> Do this: Within the entries below, please return exactly the lines from the one with "Write the React, TypeScript" through the one with "68, bottom: 21", leaving out any pictures.

> Given information:

____

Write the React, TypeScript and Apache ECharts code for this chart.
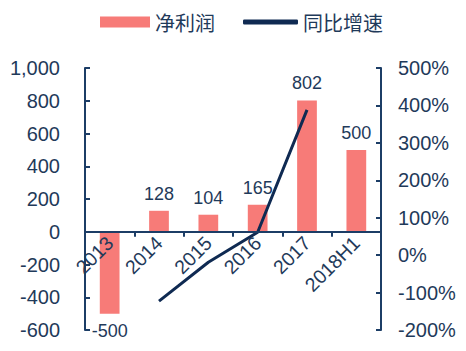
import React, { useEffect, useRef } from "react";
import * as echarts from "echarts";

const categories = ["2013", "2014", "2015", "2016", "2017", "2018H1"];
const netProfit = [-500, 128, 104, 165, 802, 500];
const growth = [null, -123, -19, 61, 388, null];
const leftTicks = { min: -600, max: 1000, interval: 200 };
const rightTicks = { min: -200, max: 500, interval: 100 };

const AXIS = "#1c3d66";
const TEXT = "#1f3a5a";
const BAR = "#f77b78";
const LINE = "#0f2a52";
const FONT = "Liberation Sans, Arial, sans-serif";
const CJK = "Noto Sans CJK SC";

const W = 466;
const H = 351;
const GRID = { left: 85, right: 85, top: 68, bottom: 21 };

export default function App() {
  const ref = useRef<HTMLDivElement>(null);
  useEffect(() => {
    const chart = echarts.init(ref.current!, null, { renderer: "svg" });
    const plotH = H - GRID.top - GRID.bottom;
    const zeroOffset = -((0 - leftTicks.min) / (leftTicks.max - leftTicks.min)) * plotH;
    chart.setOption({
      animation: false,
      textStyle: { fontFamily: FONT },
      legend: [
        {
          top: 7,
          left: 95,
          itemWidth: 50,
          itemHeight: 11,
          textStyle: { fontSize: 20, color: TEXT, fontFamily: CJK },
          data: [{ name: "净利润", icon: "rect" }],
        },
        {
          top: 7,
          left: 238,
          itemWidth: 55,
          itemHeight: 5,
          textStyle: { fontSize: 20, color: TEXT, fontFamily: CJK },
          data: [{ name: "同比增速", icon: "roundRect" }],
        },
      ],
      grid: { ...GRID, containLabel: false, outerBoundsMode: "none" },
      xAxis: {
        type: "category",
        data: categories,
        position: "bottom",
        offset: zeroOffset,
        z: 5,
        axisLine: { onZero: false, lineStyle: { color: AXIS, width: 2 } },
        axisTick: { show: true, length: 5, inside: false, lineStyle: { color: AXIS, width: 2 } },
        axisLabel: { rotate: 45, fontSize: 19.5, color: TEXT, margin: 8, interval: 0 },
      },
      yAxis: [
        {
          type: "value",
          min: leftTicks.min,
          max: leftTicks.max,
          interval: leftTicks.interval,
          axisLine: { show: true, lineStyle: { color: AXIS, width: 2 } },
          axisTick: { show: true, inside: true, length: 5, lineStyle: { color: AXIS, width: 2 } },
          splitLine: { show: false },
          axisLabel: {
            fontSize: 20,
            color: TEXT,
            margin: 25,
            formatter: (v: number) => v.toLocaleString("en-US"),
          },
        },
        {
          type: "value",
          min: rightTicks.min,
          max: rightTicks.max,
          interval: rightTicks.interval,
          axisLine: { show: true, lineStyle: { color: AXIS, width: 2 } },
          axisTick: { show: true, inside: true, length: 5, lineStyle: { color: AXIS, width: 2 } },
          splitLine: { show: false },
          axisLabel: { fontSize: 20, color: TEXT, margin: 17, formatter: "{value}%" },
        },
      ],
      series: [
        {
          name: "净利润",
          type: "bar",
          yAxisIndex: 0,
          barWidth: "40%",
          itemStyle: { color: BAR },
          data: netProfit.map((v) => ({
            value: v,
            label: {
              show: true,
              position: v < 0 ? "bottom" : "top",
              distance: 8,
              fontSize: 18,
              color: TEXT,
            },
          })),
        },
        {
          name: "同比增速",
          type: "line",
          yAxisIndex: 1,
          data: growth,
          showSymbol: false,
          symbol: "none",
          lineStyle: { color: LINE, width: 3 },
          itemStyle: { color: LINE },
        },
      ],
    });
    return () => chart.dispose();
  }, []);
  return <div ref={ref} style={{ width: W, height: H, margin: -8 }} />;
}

____

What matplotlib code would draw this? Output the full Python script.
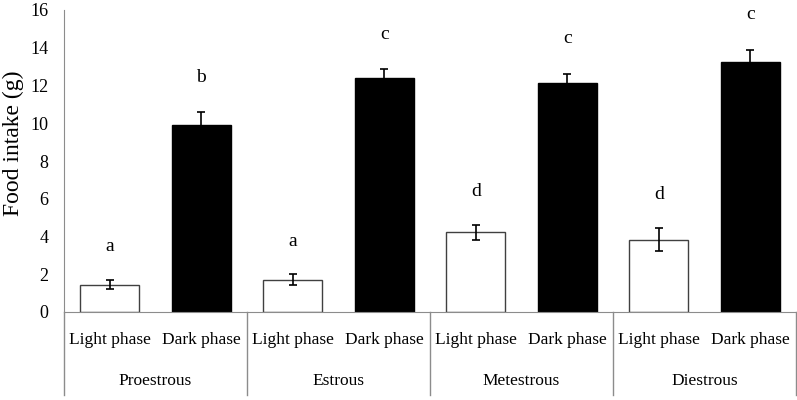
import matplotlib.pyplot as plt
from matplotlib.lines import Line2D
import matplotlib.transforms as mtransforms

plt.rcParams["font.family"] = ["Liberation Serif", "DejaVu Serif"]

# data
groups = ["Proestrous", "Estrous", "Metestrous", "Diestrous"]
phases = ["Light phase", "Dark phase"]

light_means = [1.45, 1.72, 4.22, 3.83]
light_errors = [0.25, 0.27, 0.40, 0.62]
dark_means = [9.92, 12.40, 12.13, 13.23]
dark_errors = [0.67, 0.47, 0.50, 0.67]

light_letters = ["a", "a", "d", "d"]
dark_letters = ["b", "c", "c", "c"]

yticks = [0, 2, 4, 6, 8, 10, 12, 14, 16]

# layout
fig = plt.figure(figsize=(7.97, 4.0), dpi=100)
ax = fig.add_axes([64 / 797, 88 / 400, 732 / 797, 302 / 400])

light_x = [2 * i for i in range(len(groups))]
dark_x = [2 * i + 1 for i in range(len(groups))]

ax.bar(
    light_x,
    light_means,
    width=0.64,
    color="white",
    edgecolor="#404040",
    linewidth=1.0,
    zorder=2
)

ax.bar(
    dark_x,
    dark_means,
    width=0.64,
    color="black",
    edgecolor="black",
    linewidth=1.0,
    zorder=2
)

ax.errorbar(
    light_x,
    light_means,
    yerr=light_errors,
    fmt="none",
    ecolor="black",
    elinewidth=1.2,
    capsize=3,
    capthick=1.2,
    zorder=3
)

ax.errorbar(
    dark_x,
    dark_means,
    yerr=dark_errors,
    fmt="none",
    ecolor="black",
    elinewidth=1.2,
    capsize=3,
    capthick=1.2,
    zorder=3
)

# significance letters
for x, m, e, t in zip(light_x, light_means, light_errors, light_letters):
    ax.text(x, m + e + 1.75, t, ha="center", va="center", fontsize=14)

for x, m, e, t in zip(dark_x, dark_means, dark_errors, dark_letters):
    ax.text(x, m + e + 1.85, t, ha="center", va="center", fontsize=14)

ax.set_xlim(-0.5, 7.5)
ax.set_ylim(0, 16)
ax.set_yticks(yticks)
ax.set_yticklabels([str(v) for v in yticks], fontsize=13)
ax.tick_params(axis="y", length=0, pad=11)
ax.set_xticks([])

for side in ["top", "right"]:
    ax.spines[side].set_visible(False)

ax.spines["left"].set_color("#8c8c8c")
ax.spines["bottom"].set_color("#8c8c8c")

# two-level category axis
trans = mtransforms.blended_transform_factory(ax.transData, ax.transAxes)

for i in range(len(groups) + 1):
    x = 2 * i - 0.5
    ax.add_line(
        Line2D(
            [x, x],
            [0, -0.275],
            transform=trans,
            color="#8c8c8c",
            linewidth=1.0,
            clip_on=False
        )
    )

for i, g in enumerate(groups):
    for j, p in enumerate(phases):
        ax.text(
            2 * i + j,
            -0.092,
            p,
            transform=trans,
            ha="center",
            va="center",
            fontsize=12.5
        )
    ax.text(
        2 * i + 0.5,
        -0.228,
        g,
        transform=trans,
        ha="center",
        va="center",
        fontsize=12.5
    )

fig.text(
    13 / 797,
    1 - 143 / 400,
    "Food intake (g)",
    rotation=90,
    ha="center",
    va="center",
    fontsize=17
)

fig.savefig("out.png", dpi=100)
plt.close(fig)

____

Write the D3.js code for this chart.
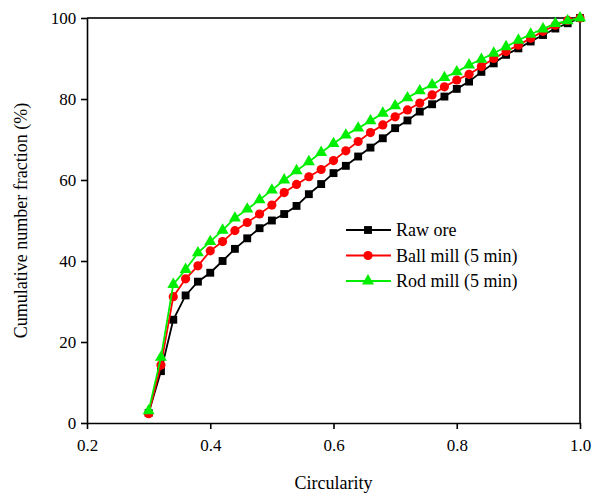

____

> Complete response:
Write the React, TypeScript and Apache ECharts code for this chart.
import React, { useEffect, useRef } from "react";
import * as echarts from "echarts";

const categories = ["2013", "2014", "2015", "2016", "2017", "2018H1"];
const netProfit = [-500, 128, 104, 165, 802, 500];
const growth = [null, -123, -19, 61, 388, null];
const leftTicks = { min: -600, max: 1000, interval: 200 };
const rightTicks = { min: -200, max: 500, interval: 100 };

const AXIS = "#1c3d66";
const TEXT = "#1f3a5a";
const BAR = "#f77b78";
const LINE = "#0f2a52";
const FONT = "Liberation Sans, Arial, sans-serif";
const CJK = "Noto Sans CJK SC";

const W = 466;
const H = 351;
const GRID = { left: 85, right: 85, top: 68, bottom: 21 };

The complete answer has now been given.